ADVANTAGES OF MUTUAL FUNDS
1.Professional Management: The funds of Asset Management Company (AMC) are managed by the experience and high caliber professionals who are backed by the dedicated research team. The research team analyses the performance and prospects of the companies for purpose of investments of funds.
2.Diversified Investment: The AMC diversifies the total funds into different sectors or industry for reducing the risk. In short, diversification of funds reduces the risk of investment.
3.Return Potential: Mutual funds provide higher returns as they invest in a diversified basket of selected securities.
4.Low Cost: If we compare this form of investment with the other forms, the mutual funds are less expensive, because the economies of scale is achieved in brokerage, custodial fee, etc.
5.Transparency: It provides regular information to the investors about the value of their investment.
6.Liquidity: The open ended mutual funds are very liquid and it can be easily encashed by the investors.

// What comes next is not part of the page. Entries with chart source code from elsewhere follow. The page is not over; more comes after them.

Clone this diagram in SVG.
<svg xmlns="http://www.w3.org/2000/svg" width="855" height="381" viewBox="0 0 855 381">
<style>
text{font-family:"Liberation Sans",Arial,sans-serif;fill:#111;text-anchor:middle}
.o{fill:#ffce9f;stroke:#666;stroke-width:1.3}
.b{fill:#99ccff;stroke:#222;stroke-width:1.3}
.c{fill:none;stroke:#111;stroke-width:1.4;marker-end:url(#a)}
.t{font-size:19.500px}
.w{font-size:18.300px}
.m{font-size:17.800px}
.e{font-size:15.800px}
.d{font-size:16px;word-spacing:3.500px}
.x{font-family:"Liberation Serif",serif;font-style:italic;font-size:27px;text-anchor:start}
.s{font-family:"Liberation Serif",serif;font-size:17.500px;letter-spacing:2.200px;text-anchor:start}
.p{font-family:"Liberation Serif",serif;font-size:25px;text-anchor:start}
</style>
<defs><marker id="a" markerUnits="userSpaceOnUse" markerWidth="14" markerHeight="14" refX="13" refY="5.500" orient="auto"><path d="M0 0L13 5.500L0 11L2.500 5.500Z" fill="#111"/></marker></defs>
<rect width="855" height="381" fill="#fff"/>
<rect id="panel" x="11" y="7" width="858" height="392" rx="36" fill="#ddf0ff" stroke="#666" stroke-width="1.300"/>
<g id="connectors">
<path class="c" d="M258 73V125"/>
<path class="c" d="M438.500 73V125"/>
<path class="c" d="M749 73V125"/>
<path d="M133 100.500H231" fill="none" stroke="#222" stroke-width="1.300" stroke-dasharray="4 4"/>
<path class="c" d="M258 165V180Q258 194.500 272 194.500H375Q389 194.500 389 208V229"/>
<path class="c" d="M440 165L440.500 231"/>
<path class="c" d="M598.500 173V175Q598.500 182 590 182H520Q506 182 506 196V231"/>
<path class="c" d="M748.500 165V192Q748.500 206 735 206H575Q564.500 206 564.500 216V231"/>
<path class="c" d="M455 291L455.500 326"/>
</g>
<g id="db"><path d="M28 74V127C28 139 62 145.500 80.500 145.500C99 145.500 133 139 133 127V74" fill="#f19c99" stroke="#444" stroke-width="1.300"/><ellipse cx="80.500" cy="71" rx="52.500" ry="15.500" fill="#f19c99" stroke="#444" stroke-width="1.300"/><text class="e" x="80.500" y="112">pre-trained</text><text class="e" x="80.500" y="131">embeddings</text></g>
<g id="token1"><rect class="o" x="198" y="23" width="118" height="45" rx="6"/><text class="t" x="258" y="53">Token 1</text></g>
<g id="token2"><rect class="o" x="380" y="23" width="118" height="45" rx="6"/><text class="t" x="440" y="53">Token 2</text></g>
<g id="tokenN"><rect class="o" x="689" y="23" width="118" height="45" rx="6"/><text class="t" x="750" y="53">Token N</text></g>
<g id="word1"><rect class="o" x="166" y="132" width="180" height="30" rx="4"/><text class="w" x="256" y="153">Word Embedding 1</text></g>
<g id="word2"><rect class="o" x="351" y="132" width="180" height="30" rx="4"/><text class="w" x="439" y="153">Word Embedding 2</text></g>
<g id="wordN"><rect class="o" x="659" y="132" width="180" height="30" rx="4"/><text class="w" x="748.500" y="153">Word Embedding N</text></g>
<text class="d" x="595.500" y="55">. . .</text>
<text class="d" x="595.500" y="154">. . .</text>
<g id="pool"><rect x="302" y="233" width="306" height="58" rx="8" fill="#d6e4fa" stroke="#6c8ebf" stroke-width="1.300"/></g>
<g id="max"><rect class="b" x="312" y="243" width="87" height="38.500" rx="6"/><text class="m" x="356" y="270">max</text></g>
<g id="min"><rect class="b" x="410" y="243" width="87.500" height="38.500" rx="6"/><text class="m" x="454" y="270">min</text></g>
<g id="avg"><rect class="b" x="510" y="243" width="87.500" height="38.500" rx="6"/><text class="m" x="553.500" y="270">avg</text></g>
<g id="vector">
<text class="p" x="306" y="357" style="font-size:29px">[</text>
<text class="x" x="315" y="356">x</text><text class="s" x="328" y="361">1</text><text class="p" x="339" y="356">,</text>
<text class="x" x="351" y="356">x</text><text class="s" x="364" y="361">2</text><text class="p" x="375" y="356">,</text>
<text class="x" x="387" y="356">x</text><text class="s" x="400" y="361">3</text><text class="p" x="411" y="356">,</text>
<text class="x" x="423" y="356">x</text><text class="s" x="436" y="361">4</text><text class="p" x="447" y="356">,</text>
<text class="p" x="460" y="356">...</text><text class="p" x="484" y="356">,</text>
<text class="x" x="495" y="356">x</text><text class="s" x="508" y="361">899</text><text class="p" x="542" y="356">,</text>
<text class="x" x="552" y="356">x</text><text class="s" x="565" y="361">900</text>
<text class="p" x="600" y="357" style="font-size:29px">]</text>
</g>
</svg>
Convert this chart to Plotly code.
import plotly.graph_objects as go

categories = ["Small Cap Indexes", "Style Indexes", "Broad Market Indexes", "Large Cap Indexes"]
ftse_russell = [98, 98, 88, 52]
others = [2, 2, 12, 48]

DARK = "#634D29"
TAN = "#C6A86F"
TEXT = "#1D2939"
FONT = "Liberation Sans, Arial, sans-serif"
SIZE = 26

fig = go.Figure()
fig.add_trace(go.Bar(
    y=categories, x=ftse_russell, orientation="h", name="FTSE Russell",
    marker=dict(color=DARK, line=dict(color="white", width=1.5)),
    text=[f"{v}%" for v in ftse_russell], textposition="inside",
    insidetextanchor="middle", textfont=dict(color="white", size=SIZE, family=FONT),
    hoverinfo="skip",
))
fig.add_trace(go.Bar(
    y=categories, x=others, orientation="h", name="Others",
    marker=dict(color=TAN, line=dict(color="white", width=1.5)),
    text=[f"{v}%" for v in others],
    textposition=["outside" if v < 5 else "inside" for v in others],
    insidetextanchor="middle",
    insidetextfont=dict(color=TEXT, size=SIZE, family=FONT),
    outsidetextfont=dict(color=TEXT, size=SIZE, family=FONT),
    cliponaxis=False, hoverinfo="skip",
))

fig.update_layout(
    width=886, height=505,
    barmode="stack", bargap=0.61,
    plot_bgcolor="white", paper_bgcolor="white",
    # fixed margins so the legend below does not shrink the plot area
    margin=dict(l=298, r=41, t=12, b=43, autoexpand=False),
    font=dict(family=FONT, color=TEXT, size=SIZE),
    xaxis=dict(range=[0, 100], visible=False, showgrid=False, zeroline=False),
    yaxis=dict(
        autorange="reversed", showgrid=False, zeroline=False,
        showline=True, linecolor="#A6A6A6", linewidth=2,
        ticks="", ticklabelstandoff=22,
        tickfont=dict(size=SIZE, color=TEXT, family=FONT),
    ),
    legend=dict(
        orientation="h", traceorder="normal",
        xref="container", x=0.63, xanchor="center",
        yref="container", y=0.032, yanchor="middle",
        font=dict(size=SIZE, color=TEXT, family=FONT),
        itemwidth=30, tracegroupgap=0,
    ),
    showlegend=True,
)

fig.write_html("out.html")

Even the close ended schemes are tradable in the securities market.
7.Tax Benefits: Many mutual funds are tax exempt under section 80C of the Income Tax Act.
8.Protection to the interest of Investors: Being regulated by the SEBI, mutual funds have to comply with the strict rules and regulations designed to protect the interest of the Investors.
DISADVANTAGES OF MUTUAL FUND
Mutual funds may face the following risks, leading to non-satisfactory performance:—
1. Excessive diversification of portfolio, losing focus on the securities of the key segments.
2. Too much concentration on blue-chip securities which are high priced and which do not offer more than average return.
3. Necessity to effect high turnover through liquidation of portfolio resulting in large payments of brokerage and commission.
4. Poor planning of investment returns.
5. Unresearched forecast on income, profits and Government policies.
6. Fund managers being unaccountable for poor results.
7. Failure to identify clearly the risk of the scheme as distinct from risk of the market.
8. Under performance in comparison to peers.